William A. Albrecht, MS, PhD / Unknown

A Symposium of Opinions on Edward Faulkner’s challenging book Plowman’s Folly.

* * *

Participants in the discussion: Henry A. Wallace, Hugh H. Bennett, Wm. A. Albrecht, H. E. Middleton, F. L. Duley, Savoie Lottinville, Firman E. Bear, and Paul W. Chapman

Voices of Dissent

“The Indictment Will Not Stand”

Plowman’s Folly advances ideas so astonishing that the little book is sure to receive considerable attention. Polite reviewers will call it stimulating. The less well informed may even term it a bold step toward newer understanding.

If all of Mr. Faulkner’s premises were true and his reasoning without fault his book would be big news, yet the most sensational feature of the work is the nonchalance with which he sweeps aside the accumulation of years of scientific research and farmer experience while staking his reputation on meager personal experience with a few crops grown in a backyard garden.

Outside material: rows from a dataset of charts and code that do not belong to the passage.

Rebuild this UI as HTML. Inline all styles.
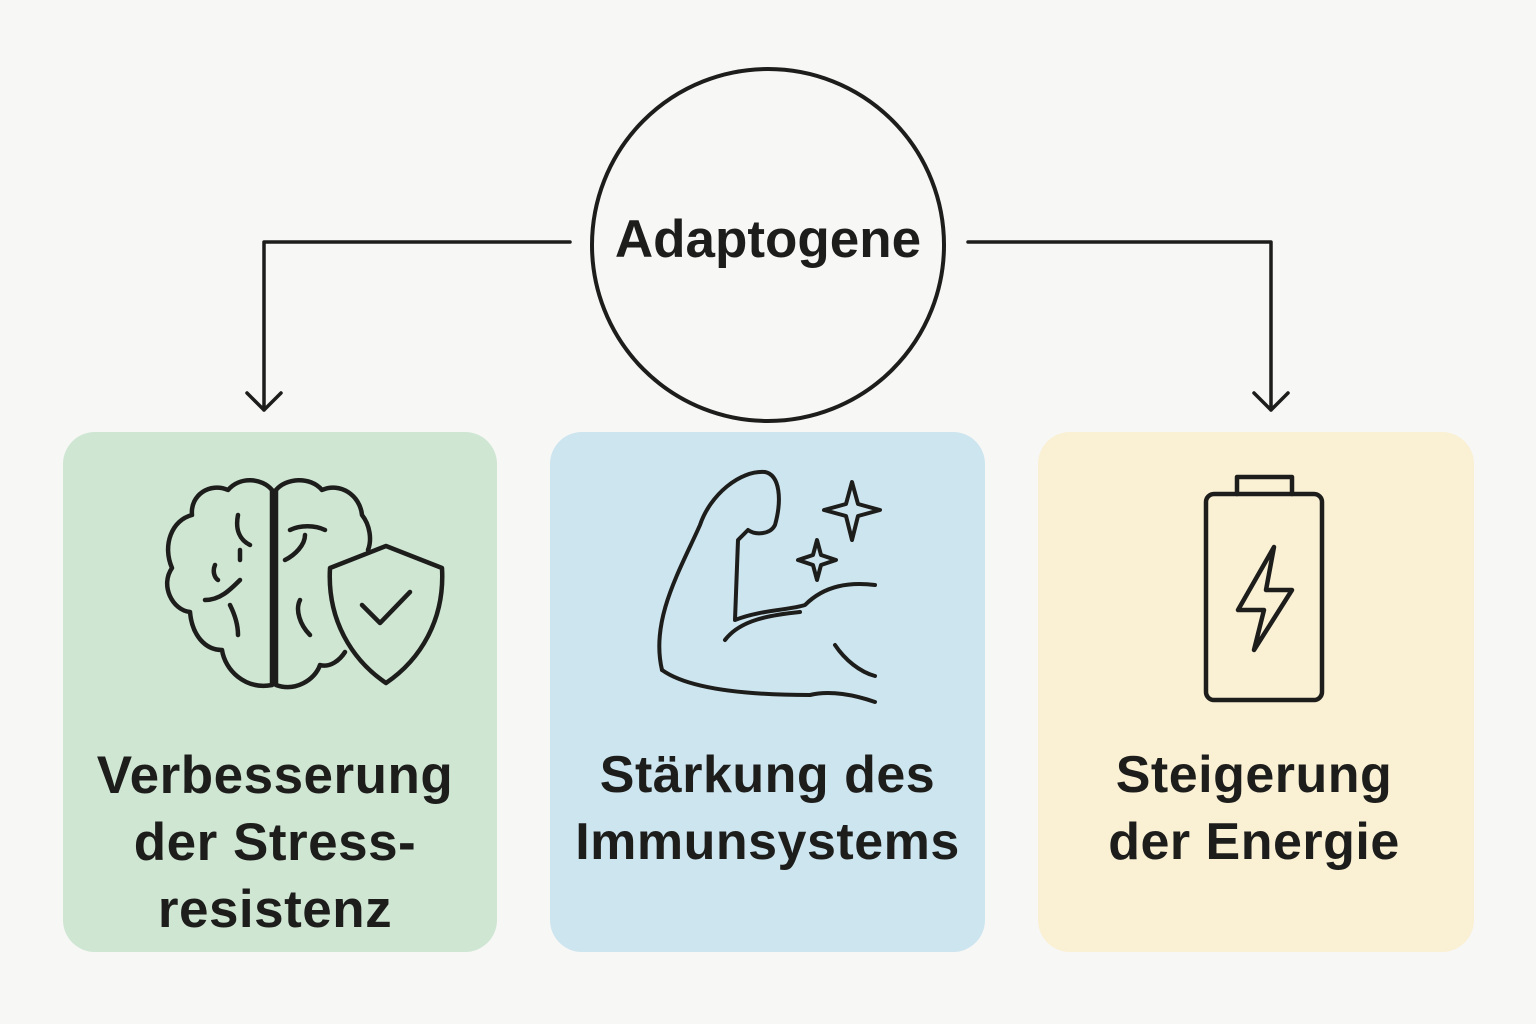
<!DOCTYPE html>
<html><head><meta charset="utf-8"><style>
html,body{margin:0;padding:0;background:#f7f7f6;}
body{width:1536px;height:1024px;position:relative;overflow:hidden;font-family:"Liberation Sans","DejaVu Sans",sans-serif;}
.box{position:absolute;top:432px;height:520px;border-radius:32px;}
.t{position:absolute;left:0;right:0;text-align:center;font-size:52px;font-weight:bold;color:#1d1d1b;line-height:67px;letter-spacing:0.5px;}
</style></head><body>
<div class="box" style="left:63px;width:434px;background:#cfe6d3"></div>
<div class="box" style="left:550px;width:435px;background:#cde5ef"></div>
<div class="box" style="left:1038px;width:436px;background:#faf0d4"></div>
<svg width="1536" height="1024" style="position:absolute;left:0;top:0" fill="none" stroke="#1d1d1b" stroke-linecap="round" stroke-linejoin="round">
<circle cx="768" cy="245" r="176" stroke-width="4"/>
<path d="M570 242H264V410M247 393L264 410L281 393" stroke-width="3.5"/>
<path d="M968 242H1271V410M1254 393L1271 410L1288 393" stroke-width="3.5"/>
<g stroke-width="4.5">
<path d="M272 490C262 478 240 476 228 490C210 482 190 495 192 515C172 520 162 545 172 568C160 585 172 610 190 612C192 635 205 650 222 650C225 670 245 690 272 685Z"/>
<path d="M276 490C286 478 310 476 322 490C340 482 360 495 362 515C370 525 372 540 368 550M276 490V685C295 692 315 680 320 665C330 668 340 660 345 652"/>
<path d="M238 515C235 530 240 540 250 545M240 550V560M205 600C220 600 230 590 240 580M230 605C235 615 238 625 238 635M290 530C300 525 315 525 325 530M285 560C295 555 305 545 305 535M300 600C295 610 300 625 310 635M215 565C212 572 215 578 218 580"/>
<path d="M330 568L386 546L442 568C445 620 420 660 386 683C352 660 327 620 330 568Z"/>
<path d="M362 605L380 623L410 592"/>
</g>
<g stroke-width="4">
<path d="M662 670C650 620 680 570 700 525C710 495 740 470 765 472C780 475 782 500 775 525C770 535 755 535 748 530L738 540L735 620C760 610 790 610 805 605C825 585 850 582 875 585"/>
<path d="M662 670C690 690 750 695 810 695C830 690 855 695 875 702M725 640C740 620 770 615 800 612M835 645C845 660 860 672 875 676"/>
<path d="M852 482L858 504L880 510L858 516L852 540L846 516L824 510L846 504Z"/>
<path d="M817 540L821 555L836 560L821 565L817 580L813 565L798 560L813 555Z"/>
</g>
<g stroke-width="4.5">
<rect x="1206" y="494" width="116" height="206" rx="8"/>
<path d="M1237 494V477H1292V494"/>
<path d="M1274 547L1238 610H1264L1254 650L1292 590H1266Z"/>
</g>
</svg>
<div style="position:absolute;left:592px;width:352px;top:209px;text-align:center;font-size:53px;font-weight:bold;color:#1d1d1b;">Adaptogene</div>
<div style="position:absolute;left:58px;width:434px;top:0;height:1024px"><div class="t" style="top:742px;font-size:53px">Verbesserung<br>der Stress-<br>resistenz</div></div>
<div style="position:absolute;left:550px;width:435px;top:0;height:1024px"><div class="t" style="top:742px">Stärkung des<br>Immunsystems</div></div>
<div style="position:absolute;left:1036px;width:436px;top:0;height:1024px"><div class="t" style="top:742px">Steigerung<br>der Energie</div></div>
</body></html>
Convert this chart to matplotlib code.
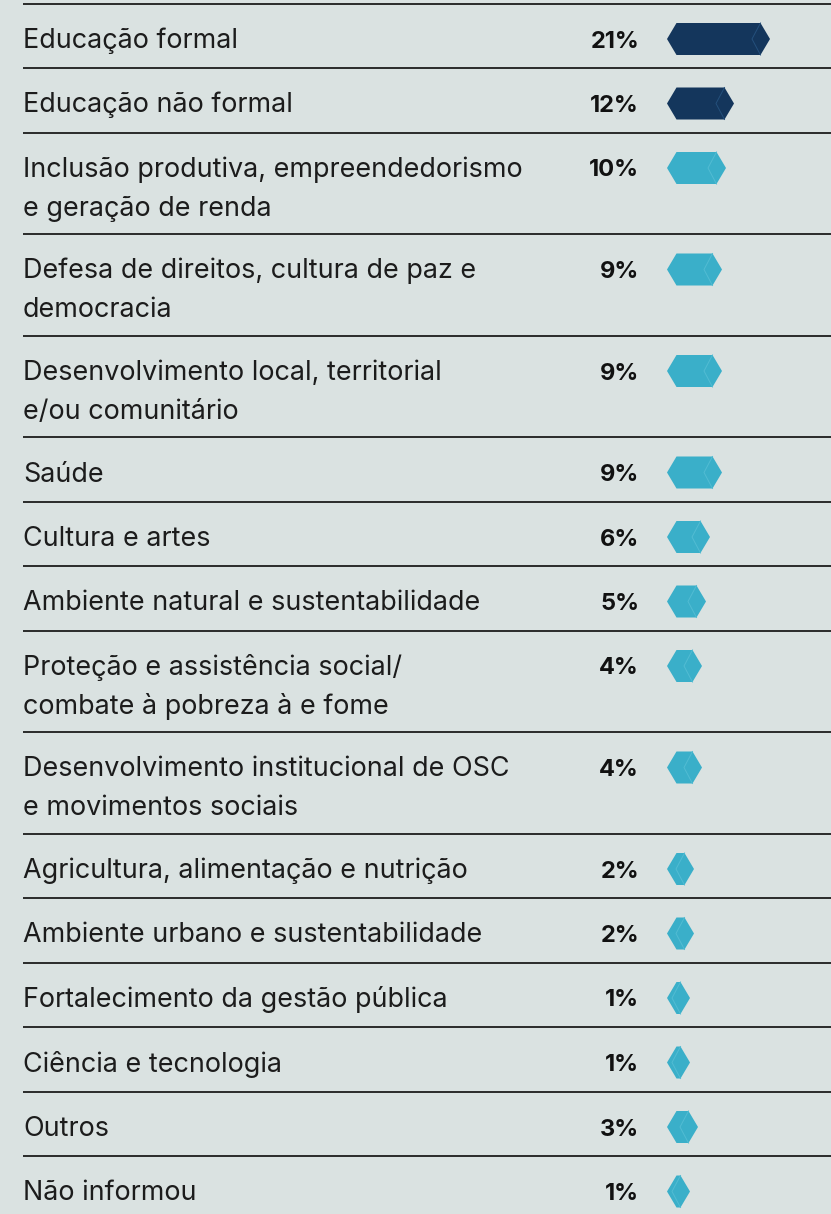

Proceeding from the common knowledge that excessive use of the plow has accelerated erosion of the soil, Mr. Faulkner reasons that the implement is altogether destructive. He makes it the scapegoat for all the plowman’s mistakes in soil management, and for the effects of his honest utilization of the elements stored within the soil for man’s appropriation.

This same manner of reasoning characterizes many of his arguments. For example, he says: “The mold-board plow has been shown to be the villain in the world’s agricultural drama,” and only a bit earlier there is the claim that “the plow had saved humanity almost literally.” In what has a more scientific flavor he says: “Most of the dissolved plant foot that escapes down streams originates from decaying material plowed in.” Such reasoning would argue that there was little leaching until man began to plow. It would make the saltiness of the sea a modern event.

Capillary movement of water within the soil is held up as a great force in plant nourishment. It is the central “scientific” theme given repeated emphasis. This occurs despite the admitted suggestion to the author in 1937 by his “crop specialist” acquaintance of “nearly twenty years” who said: “Tests show that there isn’t much capillary movement in the soil as we believed existed–it’s really unimportant in many cases.” Water and temperature are considered the main factors in plant growth. They are held responsible for variations in plants within a restricted locality.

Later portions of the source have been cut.